Monday, February 09, 2004

Good News on College Campuses

The college campus has long been a disaster area for Jews, the place where young men and women fresh out of high school abandon whatever residual commitment they have to our traditions and beliefs. Last year, much was made of a paper written by two young Orthodox Jews who described the corrosive impact of campus life on Modern Orthodox Jews. Since the start of the Intifada, we have had disturbing reports detailing anti-Israel activities at major universities, with Jewish faculty and students joining in efforts to bash Israel and to silence those who dare to respond.

Apart from the immediate pain and loss arising from religious abandonment and in many instances its displacement by hostility to Israel, what is transpiring on campuses is a harbinger of even worse news. Nearly all Jewish high school graduates head directly to college. By the time that they are 17 or 18, most have experienced advanced assimilation. If whatever little that is retained Jewishly is certain to be challenged by social pressures and the strongly secular environment of campus life, except for the Orthodox and relatively few non-Orthodox Jews, there will be few adult Jews who adhere to our heritage.

What has not been sufficiently examined is the linkage between religious commitment and support for Israel. As religiosity is discarded, there is a corollary change in attitude toward the Jewish State, as Jews who once were supporters of Israel show a lack of interest and, too often, even hostility. If it is true that the campus is inhospitable to religious continuity, it is inevitable that support for Israel among Jews will decline. This sociological datum apparently escapes the notice of demographers who bereft of scholarly integrity and, at times, influenced by the availability of funding have concocted the notion that secularism is a vibrant form of contemporary Judaism.

Efforts to counteract the baneful influence of the college experience are up against long odds that are made even longer because, as a Hillel study of Jewish freshmen showed a year ago, Jews tend to choose colleges far away from home, in large measure because they want to be away from their parents. Going to college is an act of breaking away, of abandoning roots, of attitudinal and behavioral changes.
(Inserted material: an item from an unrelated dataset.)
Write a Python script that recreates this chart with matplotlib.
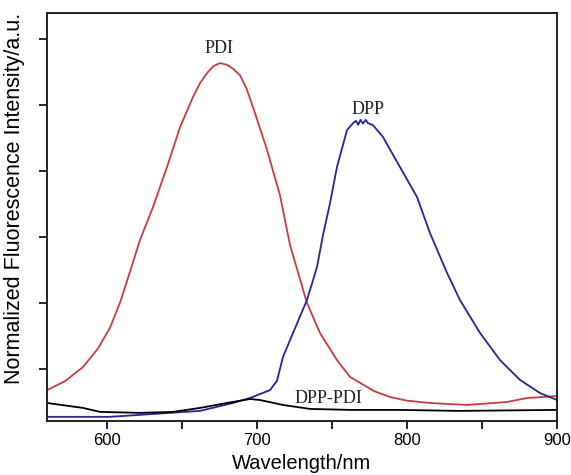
import numpy as np
import matplotlib
matplotlib.use('Agg')
import matplotlib.pyplot as plt
from matplotlib.ticker import MultipleLocator, NullFormatter


# PDI emission (red)
pdi_wl = [560, 572, 584, 594, 602, 609, 615, 622, 630.7, 640, 648.7, 657.3, 662,
          666.7, 671, 675.3, 680, 684, 688.7, 693, 697.3, 706.7, 715.3, 722, 733.3,
          742, 753.3, 762, 768.7, 778, 788.7, 800, 815.3, 840, 866.7, 880, 900]
pdi_int = [0.136, 0.163, 0.206, 0.262, 0.325, 0.405, 0.490, 0.591, 0.691, 0.812, 0.933,
           1.024, 1.066, 1.097, 1.118, 1.127, 1.122, 1.110, 1.090, 1.050, 0.994, 0.864,
           0.727, 0.576, 0.400, 0.309, 0.227, 0.176, 0.158, 0.133, 0.115, 0.104, 0.097,
           0.091, 0.100, 0.112, 0.118]

# DPP emission (blue)
dpp_wl = [560, 602, 622, 662, 684, 695.3, 708.7, 713.3, 717.3, 724, 733.3, 740, 744,
          748.7, 753.3, 760, 764, 766, 767.5, 769, 770.7, 772.5, 774, 777.3, 784,
          795.3, 806.7, 815.3, 826.7, 835.3, 848.7, 862, 875.3, 888.7, 900]
dpp_int = [0.055, 0.055, 0.061, 0.073, 0.097, 0.112, 0.136, 0.164, 0.236, 0.309, 0.409,
           0.509, 0.606, 0.703, 0.812, 0.924, 0.945, 0.952, 0.940, 0.955, 0.944, 0.955,
           0.945, 0.939, 0.903, 0.812, 0.721, 0.612, 0.491, 0.409, 0.309, 0.227, 0.167,
           0.127, 0.106]

# DPP-PDI emission (black)
mix_wl = [560, 584, 595.3, 622, 644, 662, 680, 695.3, 702, 717.3, 735.3, 762, 795,
          835, 900]
mix_int = [0.097, 0.082, 0.070, 0.067, 0.070, 0.082, 0.097, 0.109, 0.106, 0.091,
           0.079, 0.076, 0.076, 0.073, 0.076]

fig = plt.figure(figsize=(5.71, 4.75), dpi=100)
ax = fig.add_axes([0.0823, 0.1137, 0.8932, 0.8589])

ax.plot(pdi_wl, pdi_int, color='#cc3b3b', lw=1.3)
ax.plot(dpp_wl, dpp_int, color='#25259a', lw=1.3)
ax.plot(mix_wl, mix_int, color='black', lw=1.3)

ax.text(675, 1.145, 'PDI', ha='center', va='bottom', family='Liberation Serif', fontsize=13, color='#222222')
ax.text(774, 0.962, 'DPP', ha='center', va='bottom', family='Liberation Serif', fontsize=13, color='#222222')
ax.text(725, 0.086, 'DPP-PDI', ha='left', va='bottom', family='Liberation Serif', fontsize=13, color='#222222')

ax.set_xlim(560, 900)
ax.set_ylim(0.0424, 1.2788)
ax.xaxis.set_major_locator(MultipleLocator(100))
ax.xaxis.set_minor_locator(MultipleLocator(50))
ax.yaxis.set_major_locator(MultipleLocator(0.2))
ax.yaxis.set_major_formatter(NullFormatter())
ax.tick_params(axis='both', which='both', direction='out', length=6, width=1.2)
ax.tick_params(axis='x', labelsize=12, pad=3)
for lab in ax.get_xticklabels():
    lab.set_family('Liberation Sans')
for s in ax.spines.values():
    s.set_linewidth(1.4)
    s.set_color('#222222')

ax.set_xlabel('Wavelength/nm', family='Liberation Sans', fontsize=14.5)
ax.set_ylabel('Normalized Fluorescence Intensity/a.u.', family='Liberation Sans', fontsize=15.5)
ax.xaxis.set_label_coords(0.5, -0.08)
ax.yaxis.set_label_coords(-0.043, 0.545)

plt.savefig('out.png', dpi=100)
But if there is a key to strengthening Jewish commitment, it is forging a relationship between Jewish students and the State of Israel. Identification with Israel may in turn result in stronger religious identity.

I have seen as yet unpublished studies that provide evidence of a modest reversal of the historic pattern of Judaic abandonment on campus. Overall, of course, the news is not good. The outcome of campus life is for most Jewish students a weakening of commitment. But since some Jewish collegians have become stronger in their commitment and that is where our youth are, we must consider how campus activities can bring some Jews back to Judaism.

It appears that Israel is somehow the catalyst for beneficial campus outcomes. I believe that the harshness of anti-Israel rhetoric and activities has shocked some Jewish students and they have then bonded and become more determined to defend Israel. In turn, the strengthening of identity with Israel which in a sociological sense means greater isolation from other students, results in a more general strengthening of Jewish identity. Furthermore, the intense hostility toward Israel and the singling it out for the strongest condemnation as the worst offender against human rights have convinced some Jewish students who have had doubts about Israeli policies that the Jewish State is being unfairly treated and that there are strains of anti-Semitism in Israel-bashing.

This subject needs close attention and Israel advocacy on campus deserves increased support. Through Birthright Israel and other projects, there already has been a significant expansion of Israel-linked activities aimed at Jewish collegians.

There was much skepticism about Birthright when it was launched and for good reason. The product was being oversold and it still is. Can a 10-day free trip to Israel bring about the attitudinal transformation that the project’s cheerleaders have claimed for it? Early on, I argued in a magazine article that Birthright be given a chance because we have little else to counteract the ravages of advanced assimilation among our youth. The Intifada substantially reduced student participation – the situation has improved greatly of late – and the Israel government and Federations have not lived up to their financial commitments. While research on Birthright almost certainly presents a too rosy picture of results, it is fair to say that the initiative has achieved a measure of success, which is not a small accomplishment during a period when nearly all Jewish youth are being impelled further away from Judaism. Birthright merits full support by Israel and the philanthropic community.

Another promising approach is Israel advocacy. There are already attractive initiatives that have encouraged students who identify with Israel to withstand the bullying and anti-civil libertarian actions of Islamic groups and their campus allies, including students and faculty and Jews whose hatred of Israel corresponds with their hatred of Judaism. What has taken place at Rutgers and other campuses provides evidence that when pro-Israel forces do not back down, they are going to have an impact, if only because they have a good case to make.

I know that some writers have urged American Jews to go slow on campus, to pull punches, to avoid direct pitches on behalf of Israel. They reason that forceful advocacy will be counterproductive. Of course, what we say must be measured, yet I believe that there is value to making a direct and strong case for Israel. There is no gain when Israel serves as a punching bag and there is much to be gained when we stand up for what we believe in. Israel advocacy can turn the tide against the tidal waves of hostility to Israel and in a modest way it can help us preserve some of what we may yet lose.